Thursday, May 30, 2013

Kickstart for Amtrak’s Gateway Tunnel Project

Since the NJ Transit tunnel under the Hudson River was killed over two years ago, planners have been crossing their fingers for a second “Gateway" tunnel - this one for Amtrak trains.  Now, that hope is getting some serious backing, in the form of a $185 million cash infusion from post-Sandy aid. The funds will be used to build an 800-foot concrete encasement between 10th and 11th Avenues to preserve the tunnel right-of-way, while Manhattan's massive Hudson Yards development project rises.  A complete under-river crossing is still years away. The funding comes from the Sandy relief package, because the storm showed the vulnerability of present Hudson River crossings.

New York will get $185 million in federal aid to begin constructing a new rail tunnel under the Hudson River, a project that has long eluded elected officials and transportation advocates seeking to expand rail capacity along the congested Northeast corridor.

Funding for the full project, known as Gateway, is still years away. But, the U.S. Department of Transportation approved preliminary funding as part of the Superstorm Sandy relief package approved by Congress earlier this year.

Sen. Charles Schumer, standing with U.S. Transportation Secretary Ray LaHood on the 11th Avenue overpass overlooking the Hudson Yards, said the funding was important because it will preserve the right-of-way for the full Gateway project to be built, when and if the billions of dollars needed to fund it are secured. The Sandy relief bill provided an expedient way to get the money before the private developers of the rail yards built over where the tunnel must go.

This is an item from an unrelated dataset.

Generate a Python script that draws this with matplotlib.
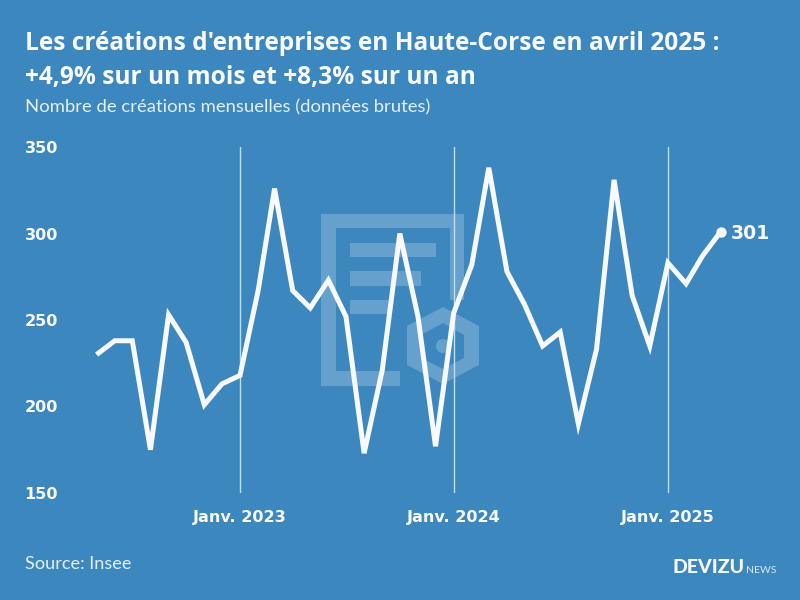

“They weren’t going to wait two years; they were going to build,” Mr. Schumer said, referring to The Related Cos., the main developers of the Hudson Yards project. “Sandy relief funding was available, the criteria fit, and the money was getting through quickly and fit the timetable.”

The funds will go toward building an 800-foot-long concrete casement—known as a “tunnel box”—between 10th and 11th avenues. Mr. Schumer said the hope is to eventually build two flood-resistant tunnels under the river to Manhattan’s Penn Station.

“I don’t know if the Related Cos. could have waited any longer,” he said. “They’ve got loans. Every year they wait to build … is money out of their pocket. We asked them to delay months. But if we’d asked them to delay years, they may have said no.”

Questioned about the chances of funding for the entire Gateway project, Mr. Schumer said there already was money in this year’s budget to begin the planning and design. “There are a lot of ifs,” he conceded. “Can we get $13 billion in two years? What if we get $3 billion?”

Mr. La Hood interjected, “There’s no number right now. This is like building the interstate system. You build part of it, you get the money, and then you build the next part. The answer is there’s no number right now.”

Indeed, that is the typical experience for massive transportation projects, according to industry experts.

But sometimes hundreds of millions of dollars are spent on projects that are never completed or even canceled, as happened with the Access to the Region’s Core tunnel called off by New Jersey Governor Chris Christie.

Mr. Schumer vowed to scour the federal government for all available dollars, including bonds and loan programs, to help pay for the Gateway project.

The Access to the Region’s Core—or ARC—tunnel, also to be built under the Hudson, was scrapped in 2010 by Mr. Christie, who feared that cost overruns would be borne by his state. The Gateway project came along a year later.

The initial 800-foot concrete encasement is being constructed by general contractor Tutor Perini Building Corp. Estimated costs for the entire Gateway Hudson River Tunnel project range from of $14.5 billion to $18 billion, with an proposed completion date of 2025.